* start Stored rows *

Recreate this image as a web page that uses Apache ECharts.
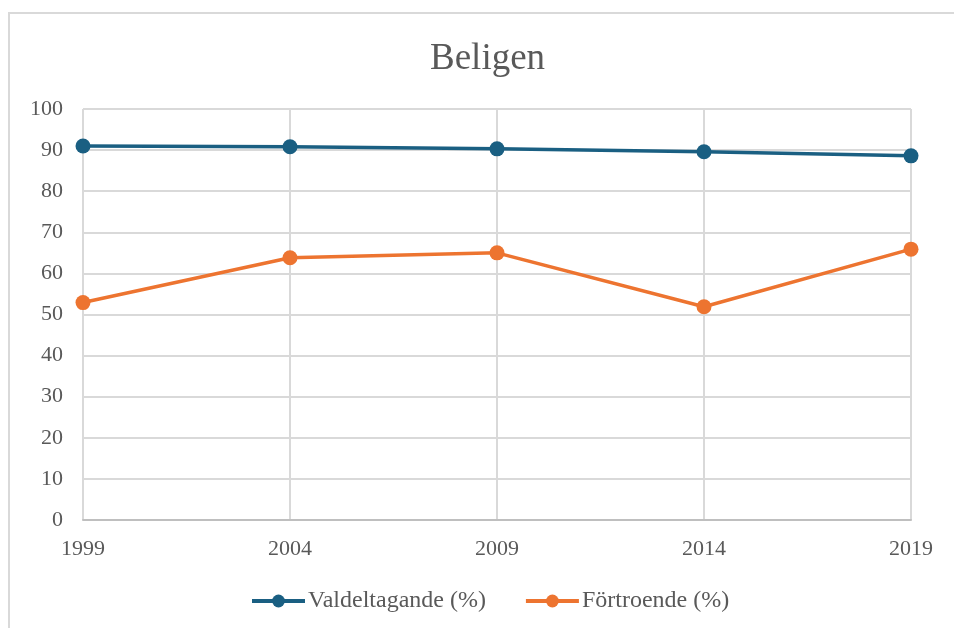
<!DOCTYPE html>
<html><head><meta charset="utf-8">
<script src="https://cdn.jsdelivr.net/npm/echarts@6/dist/echarts.min.js"></script>
<style>html,body{margin:0;padding:0;background:#fff}#c{width:954px;height:628px}</style>
</head><body><div id="c"></div>
<script>
const title = 'Beligen';
const years = ['1999', '2004', '2009', '2014', '2019'];
const valdeltagande = [91.0, 90.8, 90.3, 89.6, 88.6];
const fortroende = [52.9, 63.8, 65.0, 51.9, 65.9];
const seriesNames = ['Valdeltagande (%)', 'Förtroende (%)'];
const colors = ['#1a5f82', '#ed7430'];

const font = "'Liberation Serif','Times New Roman',serif";
const chart = echarts.init(document.getElementById('c'), null, {renderer: 'canvas'});
chart.setOption({
  animation: false,
  color: colors,
  graphic: [{type: 'rect', shape: {x: 9, y: 13, width: 1200, height: 900}, style: {fill: 'none', stroke: '#d9d9d9', lineWidth: 2}, silent: true}],
  title: {text: title, left: 430, top: 41, padding: 0, textStyle: {fontFamily: font, fontSize: 37, fontWeight: 'normal', color: '#595959'}},
  grid: {left: 83, right: 43, top: 109, bottom: 108, containLabel: false},
  legend: {bottom: 10, left: 245, itemWidth: 53, itemHeight: 16, itemGap: 38,
    lineStyle: {width: 4},
    textStyle: {fontFamily: font, fontSize: 24, color: '#595959', padding: [0, 0, 0, -2]},
    data: seriesNames},
  xAxis: {type: 'category', data: years, boundaryGap: false,
    axisLine: {lineStyle: {color: '#bfbfbf', width: 2}}, axisTick: {show: false},
    axisLabel: {fontFamily: font, fontSize: 22, color: '#595959', margin: 18},
    splitLine: {show: true, lineStyle: {color: '#d9d9d9', width: 2}}},
  yAxis: {type: 'value', min: 0, max: 100, interval: 10,
    axisLine: {show: false}, axisTick: {show: false},
    axisLabel: {fontFamily: font, fontSize: 22, color: '#595959', margin: 20},
    splitLine: {lineStyle: {color: '#d9d9d9', width: 2}}},
  series: [
    {name: seriesNames[0], type: 'line', data: valdeltagande, symbol: 'circle', symbolSize: 15, lineStyle: {width: 3.5}},
    {name: seriesNames[1], type: 'line', data: fortroende, symbol: 'circle', symbolSize: 15, lineStyle: {width: 3.5}}
  ]
});
</script></body></html>
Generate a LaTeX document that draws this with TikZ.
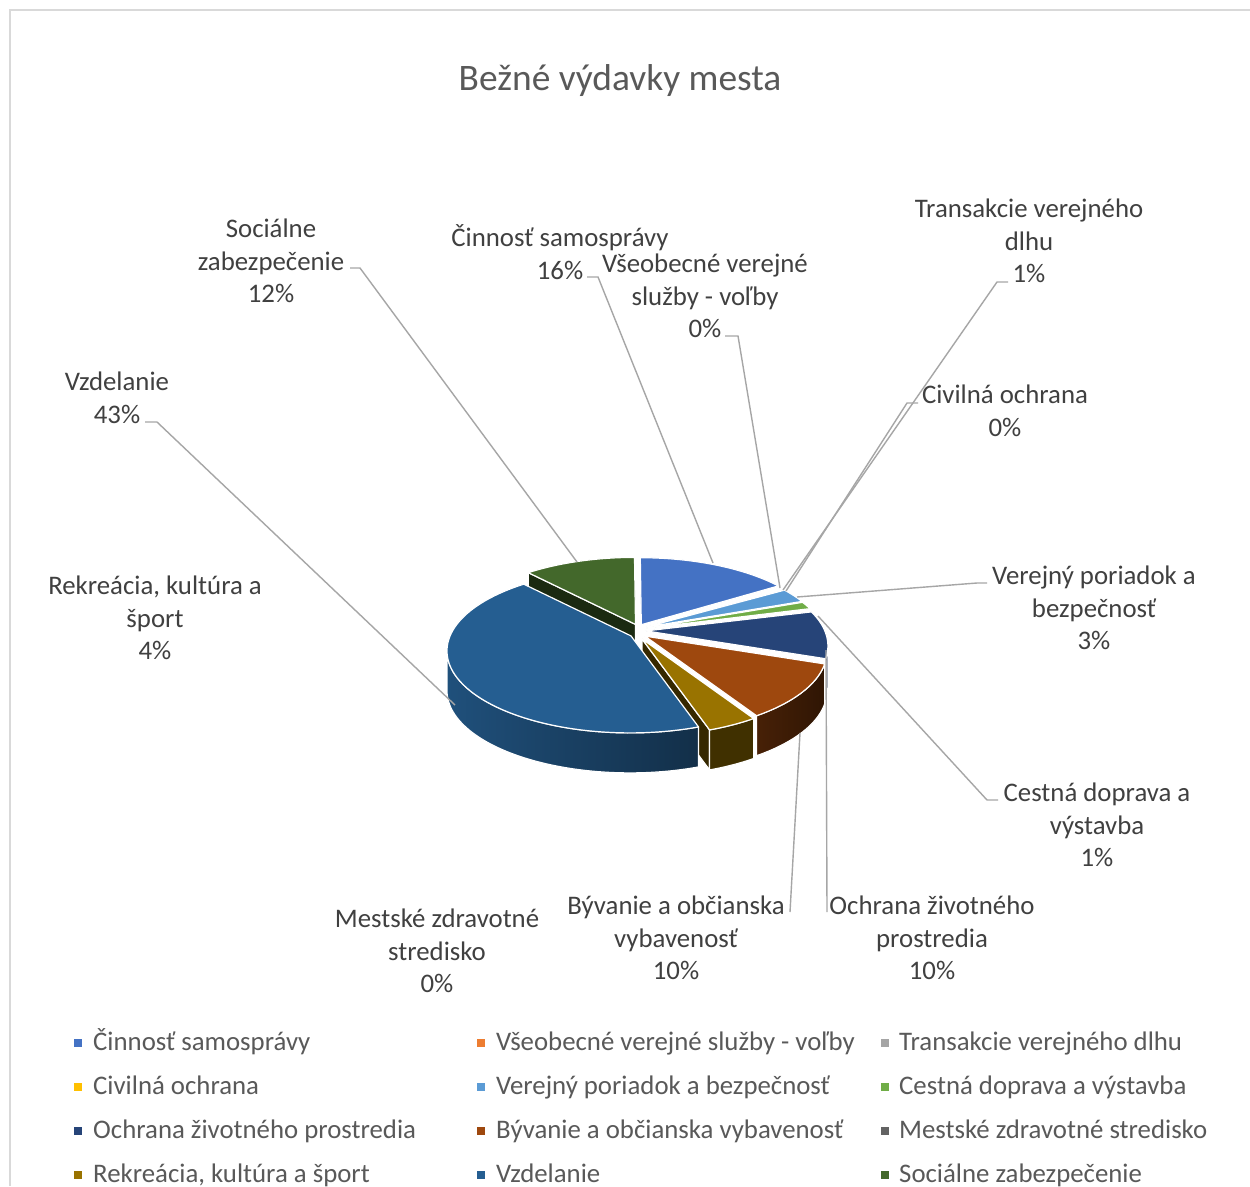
\documentclass[tikz,border=0pt]{standalone}
\usepackage{fontspec}
\setmainfont{Carlito}
\definecolor{cSoc}{HTML}{43682B}
\definecolor{cCin}{HTML}{4472C4}
\definecolor{cTra}{HTML}{A5A5A5}
\definecolor{cVer}{HTML}{5B9BD5}
\definecolor{cCes}{HTML}{70AD47}
\definecolor{cOch}{HTML}{264478}
\definecolor{cByv}{HTML}{9E480E}
\definecolor{cRek}{HTML}{997300}
\definecolor{cVzd}{HTML}{255E91}
\definecolor{cVse}{HTML}{ED7D31}
\definecolor{cCiv}{HTML}{FFC000}
\definecolor{cMes}{HTML}{636363}
\definecolor{txtc}{HTML}{404040}
\definecolor{legc}{HTML}{595959}
\definecolor{leadc}{HTML}{A6A6A6}
\definecolor{framec}{HTML}{D9D9D9}
\begin{document}
\begin{tikzpicture}[x=1pt,y=-1pt,
  declare function={ex(\t)=637+183*cos(\t); ey(\t)=647-82*sin(\t);},
  topface/.style={draw=white,line width=1.2pt,line join=round},
  sideface/.style={draw=white,line width=1.2pt,line join=round},
  lbl/.style={align=center,text=txtc,font=\fontsize{26.8}{32.5}\selectfont,inner sep=0pt},
  leader/.style={draw=leadc,line width=1.4pt},
  legmark/.style={minimum size=8pt,inner sep=0pt},
  legtext/.style={anchor=west,text=legc,font=\fontsize{26.8}{32}\selectfont,inner sep=0pt,text height=16pt,text depth=3pt}]
\useasboundingbox (0,0) rectangle (1250,1186);
\fill[white] (0,0) rectangle (1250,1186);
\draw[framec,line width=1.5pt] (10,1186) -- (10,10) -- (1250,10);
\node[text=legc,font=\fontsize{37.4}{44}\selectfont,inner sep=0pt] (title) at (620,81) {Bežné výdavky mesta};

% ---------- pie ----------
% Socialne
\begin{scope}[shift={(-2.5,-7.6)}]
\filldraw[sideface,fill=cSoc!40!black] (638,632) -- ({ex(125.5)},{ey(125.5)}) -- ({ex(125.5)},{ey(125.5)+40}) -- (638,672) -- cycle;
\filldraw[topface,fill=cSoc] (638,632) -- plot[domain=125.5:90,samples=30] ({ex(\x)},{ey(\x)}) -- cycle;
\end{scope}
% Cinnost
\begin{scope}[shift={(3.3,-7.3)}]
\filldraw[topface,fill=cCin] (638,632) -- plot[domain=90:41,samples=40] ({ex(\x)},{ey(\x)}) -- cycle;
\end{scope}
% Transakcie
\begin{scope}[shift={(6.1,-5.2)}]
\filldraw[topface,fill=cTra!40!white] (638,632) -- plot[domain=40.8:39.9,samples=4] ({ex(\x)},{ey(\x)}) -- cycle;
\end{scope}
% Verejny poriadok
\begin{scope}[shift={(6.5,-4.6)}]
\filldraw[topface,fill=cVer] (638,632) -- plot[domain=39.6:30,samples=12] ({ex(\x)},{ey(\x)}) -- cycle;
\end{scope}
% Cestna doprava
\begin{scope}[shift={(7.1,-3.7)}]
\filldraw[topface,fill=cCes] (638,632) -- plot[domain=30:25,samples=8] ({ex(\x)},{ey(\x)}) -- cycle;
\end{scope}
% Ochrana zivotneho prostredia
\begin{scope}[shift={(7.9,-1.1)}]
\filldraw[sideface,fill=cOch!55!black] plot[domain=0:-9,samples=8] ({ex(\x)},{ey(\x)}) -- plot[domain=-9:0,samples=8] ({ex(\x)},{ey(\x)+40}) -- cycle;
\filldraw[topface,fill=cOch] (638,632) -- plot[domain=24.5:-9,samples=30] ({ex(\x)},{ey(\x)}) -- cycle;
\end{scope}
% Byvanie
\begin{scope}[shift={(6.9,4.1)}]
\shadedraw[sideface,left color=cByv!45!black,right color=cByv!30!black] plot[domain=-9:-52,samples=30] ({ex(\x)},{ey(\x)}) -- plot[domain=-52:-9,samples=30] ({ex(\x)},{ey(\x)+40}) -- cycle;
\filldraw[topface,fill=cByv] (638,632) -- plot[domain=-9:-52,samples=30] ({ex(\x)},{ey(\x)}) -- cycle;
\end{scope}
% Rekreacia
\begin{scope}[shift={(4,6.9)}]
\filldraw[sideface,fill=cRek!35!black] (638,632) -- ({ex(-68)},{ey(-68)}) -- ({ex(-68)},{ey(-68)+40}) -- (638,672) -- cycle;
\filldraw[sideface,fill=cRek!42!black] plot[domain=-52:-68,samples=12] ({ex(\x)},{ey(\x)}) -- plot[domain=-68:-52,samples=12] ({ex(\x)},{ey(\x)+40}) -- cycle;
\filldraw[topface,fill=cRek] (638,632) -- plot[domain=-52:-68,samples=12] ({ex(\x)},{ey(\x)}) -- cycle;
\end{scope}
% Vzdelanie
\begin{scope}[shift={(-7,3.9)}]
\shadedraw[sideface,left color=cVzd!85!black,right color=cVzd!50!black] plot[domain=-68:-180,samples=60] ({ex(\x)},{ey(\x)}) -- plot[domain=-180:-68,samples=60] ({ex(\x)},{ey(\x)+40}) -- cycle;
\filldraw[topface,fill=cVzd] (638,632) -- plot[domain=-68:-234.5,samples=80] ({ex(\x)},{ey(\x)}) -- cycle;
\end{scope}

% ---------- labels ----------
\node[lbl] (lSoc) at (271,261) {Sociálne\\zabezpečenie\\12\%};
\node[lbl] (lCin) at (560,252) {Činnosť samosprávy\\16\%};
\node[lbl] (lVse) at (705,296) {Všeobecné verejné\\služby - voľby\\0\%};
\node[lbl] (lTra) at (1029,241) {Transakcie verejného\\dlhu\\1\%};
\node[lbl] (lCiv) at (1005,411) {Civilná ochrana\\0\%};
\node[lbl] (lVzd) at (117,398) {Vzdelanie\\43\%};
\node[lbl] (lRek) at (155,618) {Rekreácia, kultúra a\\šport\\4\%};
\node[lbl] (lVer) at (1094,608) {Verejný poriadok a\\bezpečnosť\\3\%};
\node[lbl] (lCes) at (1097,825) {Cestná doprava a\\výstavba\\1\%};
\node[lbl] (lOch) at (932,938) {Ochrana životného\\prostredia\\10\%};
\node[lbl] (lByv) at (676,938) {Bývanie a občianska\\vybavenosť\\10\%};
\node[lbl] (lMes) at (437,951) {Mestské zdravotné\\stredisko\\0\%};

% ---------- leader lines ----------
\coordinate (sa) at (350,268); \coordinate (sb) at (360,268); \coordinate (sc) at (577,562);
\coordinate (ca) at (587,277); \coordinate (cb) at (598,277); \coordinate (cc) at (713,563);
\coordinate (va) at (725,336); \coordinate (vb) at (738,336); \coordinate (vc) at (780,588);
\coordinate (ta) at (1008,282); \coordinate (tb) at (997,282); \coordinate (tc) at (783,590);
\coordinate (ia) at (918,403); \coordinate (ib) at (907,403); \coordinate (ic) at (786,591);
\coordinate (ra) at (987,583); \coordinate (rb) at (977,583); \coordinate (rc) at (797,597);
\coordinate (ea) at (998,800); \coordinate (eb) at (987,800); \coordinate (ec) at (818,616);
\coordinate (oa) at (827,912); \coordinate (oc) at (826,650);
\coordinate (ba) at (790,912); \coordinate (bc) at (800,733);
\coordinate (za) at (145,422); \coordinate (zb) at (157,422); \coordinate (zc) at (455,705);
\draw[leader] (sa) -- (sb) -- (sc);
\draw[leader] (ca) -- (cb) -- (cc);
\draw[leader] (va) -- (vb) -- (vc);
\draw[leader] (ta) -- (tb) -- (tc);
\draw[leader] (ia) -- (ib) -- (ic);
\draw[leader] (ra) -- (rb) -- (rc);
\draw[leader] (ea) -- (eb) -- (ec);
\draw[leader] (oa) -- (oc);
\draw[leader] (ba) -- (bc);
\draw[leader] (za) -- (zb) -- (zc);

% ---------- legend ----------
\node[legmark,fill=cCin] (m1) at (78,1043) {};
\node[legtext] (t1) at (93,1044) {Činnosť samosprávy};
\node[legmark,fill=cVse] (m2) at (481,1043) {};
\node[legtext] (t2) at (496,1044) {Všeobecné verejné služby - voľby};
\node[legmark,fill=cTra] (m3) at (885,1043) {};
\node[legtext] (t3) at (899,1044) {Transakcie verejného dlhu};
\node[legmark,fill=cCiv] (m4) at (78,1087) {};
\node[legtext] (t4) at (93,1088) {Civilná ochrana};
\node[legmark,fill=cVer] (m5) at (481,1087) {};
\node[legtext] (t5) at (496,1088) {Verejný poriadok a bezpečnosť};
\node[legmark,fill=cCes] (m6) at (885,1087) {};
\node[legtext] (t6) at (899,1088) {Cestná doprava a výstavba};
\node[legmark,fill=cOch] (m7) at (78,1131) {};
\node[legtext] (t7) at (93,1132) {Ochrana životného prostredia};
\node[legmark,fill=cByv] (m8) at (481,1131) {};
\node[legtext] (t8) at (496,1132) {Bývanie a občianska vybavenosť};
\node[legmark,fill=cMes] (m9) at (885,1131) {};
\node[legtext] (t9) at (899,1132) {Mestské zdravotné stredisko};
\node[legmark,fill=cRek] (m10) at (78,1175) {};
\node[legtext] (t10) at (93,1176) {Rekreácia, kultúra a šport};
\node[legmark,fill=cVzd] (m11) at (481,1175) {};
\node[legtext] (t11) at (496,1176) {Vzdelanie};
\node[legmark,fill=cSoc] (m12) at (885,1175) {};
\node[legtext] (t12) at (899,1176) {Sociálne zabezpečenie};
\end{tikzpicture}
\end{document}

* end Stored rows *

Instruction: Using the listing above, repeat word for word each line from the one with "Generate a LaTeX" down to the one with "sep=0pt] (title) at", both included. Omit all pictures.

Answer to this exercise:
Generate a LaTeX document that draws this with TikZ.
\documentclass[tikz,border=0pt]{standalone}
\usepackage{fontspec}
\setmainfont{Carlito}
\definecolor{cSoc}{HTML}{43682B}
\definecolor{cCin}{HTML}{4472C4}
\definecolor{cTra}{HTML}{A5A5A5}
\definecolor{cVer}{HTML}{5B9BD5}
\definecolor{cCes}{HTML}{70AD47}
\definecolor{cOch}{HTML}{264478}
\definecolor{cByv}{HTML}{9E480E}
\definecolor{cRek}{HTML}{997300}
\definecolor{cVzd}{HTML}{255E91}
\definecolor{cVse}{HTML}{ED7D31}
\definecolor{cCiv}{HTML}{FFC000}
\definecolor{cMes}{HTML}{636363}
\definecolor{txtc}{HTML}{404040}
\definecolor{legc}{HTML}{595959}
\definecolor{leadc}{HTML}{A6A6A6}
\definecolor{framec}{HTML}{D9D9D9}
\begin{document}
\begin{tikzpicture}[x=1pt,y=-1pt,
  declare function={ex(\t)=637+183*cos(\t); ey(\t)=647-82*sin(\t);},
  topface/.style={draw=white,line width=1.2pt,line join=round},
  sideface/.style={draw=white,line width=1.2pt,line join=round},
  lbl/.style={align=center,text=txtc,font=\fontsize{26.8}{32.5}\selectfont,inner sep=0pt},
  leader/.style={draw=leadc,line width=1.4pt},
  legmark/.style={minimum size=8pt,inner sep=0pt},
  legtext/.style={anchor=west,text=legc,font=\fontsize{26.8}{32}\selectfont,inner sep=0pt,text height=16pt,text depth=3pt}]
\useasboundingbox (0,0) rectangle (1250,1186);
\fill[white] (0,0) rectangle (1250,1186);
\draw[framec,line width=1.5pt] (10,1186) -- (10,10) -- (1250,10);
\node[text=legc,font=\fontsize{37.4}{44}\selectfont,inner sep=0pt] (title) at (620,81) {Bežné výdavky mesta};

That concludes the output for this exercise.